Some of you gave me tremendous support during the day (one week ago) while he was actually having his surgery and I want to thank you with all my heart. 

I want to give you an update on his progress. He is now, after one week, beginning to use the leg for brief periods, but can run on three legs with no problem. It's hard keeping him contained and I can tell he's feeling good again.I am forcing him to rest and keeping him quiet because I was warned he may reinjure himself if we're not careful. He is going to be getting physical therapy where he walks on a treadmill while in water. Also stretching the leg is involved. 

At any rate his recovery is amazing. I think he'll be back to doing Rally by January at the way things are progressing.
Paula


----------



## casperkeep (May 16, 2007)

I am glad to hear that Tucker is doing better!!!!! I can not imagine going through all that....I am sure it has been tough but at looks like you are on the down hill now!!!! Keep us posted on how he is doing!!!! Hugs to Tucker from the girls here!!!!!!!


----------



## Thumper (Feb 18, 2007)

That's WONDERFUL news  I'm so glad he's feeling better. :kiss: 

Kara


----------



## Missy (Nov 6, 2006)

yeah Tucker! great news.


----------



## Paige (Sep 12, 2006)

Paula, I'm glad to hear Tucker is feeling better. My lab Axl had to have the same surgery at 6 months on one leg and 6 months later on her other leg. She was still a pup and very hard to keep calm. One leg heal correctly but the other never healed right. But it has never slowed her down.


----------



## Gableshavs (Jun 19, 2007)

Tucker is 10, he's past that crazy fun puppy stage and it seems he knows he needs to take it easy most of the time. However, I have caught him trying to jump on the couch, the bed, the chair....using his three good legs, that's the tough part, keeping him out of trouble. 

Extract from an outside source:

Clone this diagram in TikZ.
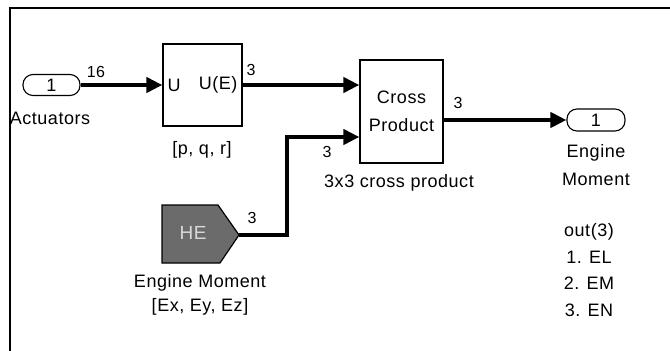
\documentclass[tikz,border=0pt]{standalone}
\usepackage{fontspec}
\setmainfont{Liberation Sans}[LetterSpace=3]
\usetikzlibrary{arrows.meta}
\begin{document}
\begin{tikzpicture}[x=1pt,y=-1pt,
  font=\fontsize{18}{20}\selectfont,
  sig/.style={line width=4pt,-{Triangle[length=16pt,width=15pt]}},
  port/.style={draw,line width=1.1pt,rounded corners=10pt,minimum width=57pt,minimum height=21pt,inner sep=0pt},
  blk/.style={draw,line width=1.2pt,inner sep=0pt},
  lbl/.style={inner sep=0pt},
  num/.style={inner sep=0pt,font=\fontsize{16}{18}\selectfont}]
\useasboundingbox (0,0) rectangle (670,351);
\draw[line width=1.2pt] (10,351) -- (10,8) -- (670,8);

% inport
\node[port] (in1) at (51.5,85) {1};
\node[lbl] (actl) at (50,118) {Actuators};

% U U(E) block
\node[blk,minimum width=79pt,minimum height=82pt] (ue) at (202.5,85) {};
\node[lbl,anchor=west] (uin) at ([xshift=5pt]ue.west) {U};
\node[lbl,anchor=east] (uout) at ([xshift=-5pt]ue.east) {U(E)};
\node[lbl] (pqr) at (202,150) {[p, q, r]};

% cross product block
\node[blk,minimum width=83pt,minimum height=103pt,align=center,font=\fontsize{18}{28}\selectfont] (cp) at (401.5,111.5) {Cross\\Product};
\node[lbl] (cpl) at (399,183) {3x3 cross product};

% outport
\node[port,minimum width=58pt,minimum height=22pt] (out1) at (596,120) {1};
\node[lbl,align=center,font=\fontsize{18}{28}\selectfont] (outl) at (596,165) {Engine\\Moment};

% HE goto-from block
\coordinate (hetip) at (239,235);
\fill[black!58] (162,205) -- (218,205) -- (hetip) -- (220,263) -- (162,263) -- cycle;
\draw[line width=1.2pt] (162,205) -- (218,205) -- (hetip) -- (220,263) -- (162,263) -- cycle;
\node[lbl,text=white!85!black,font=\fontsize{19}{20}\selectfont] (het) at (193,233) {HE};
\node[lbl,align=center,font=\fontsize{18}{24}\selectfont] (hel) at (200,295) {Engine Moment\\{}{[Ex, Ey, Ez]}};

% out(3) notes
\node[lbl,align=center,font=\fontsize{18}{26.7}\selectfont] (notes) at (589,270) {out(3)\\1. EL\\2. EM\\3. EN};

% connectors
\draw[sig] (in1.east) -- (ue.west);
\draw[sig] (ue.east) -- ([yshift=26.5pt]cp.west);
\draw[sig] (hetip) -| (287,137) -- ([yshift=-25.5pt]cp.west);
\draw[sig] ([yshift=-8.5pt]cp.east) -- (out1.west);

% width labels
\node[num] (n16) at (96,72) {16};
\node[num] (n3a) at (251,70) {3};
\node[num] (n3b) at (458,103) {3};
\node[num] (n3c) at (327,152) {3};
\node[num] (n3d) at (252,218) {3};
\end{tikzpicture}
\end{document}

I'm glad to hear Paige that Axl is doing well, and I pray that Tucker will never have to have this surgery again. That must have been some ordeal you all went through, they say tough times just make us stronger.


----------



## Kathy (Nov 9, 2006)

That is great news Paula. Take pics of the therapy, that would be great to see.


----------



## Lina (Apr 26, 2007)

Paula, what wonderful news! I would like to see pics of the therapy too, if you get a chance to do it. I'm sure that Tucker will make a full recovery and be able to have full use of his leg thanks to his mom's great care!


----------



## Havtahava (Aug 20, 2006)

So glad to read about Tucker's quick recovery. What a trooper! Do you have any Tucker photos to share?


----------



## irnfit (Nov 21, 2006)

Glad he is doing better. Sounds like he is ahead of schedule on recovery.


----------



## mckennasedona (Feb 20, 2007)

Paula, 
Great news about Tucker. I hope he will be back to Rally soon.


----------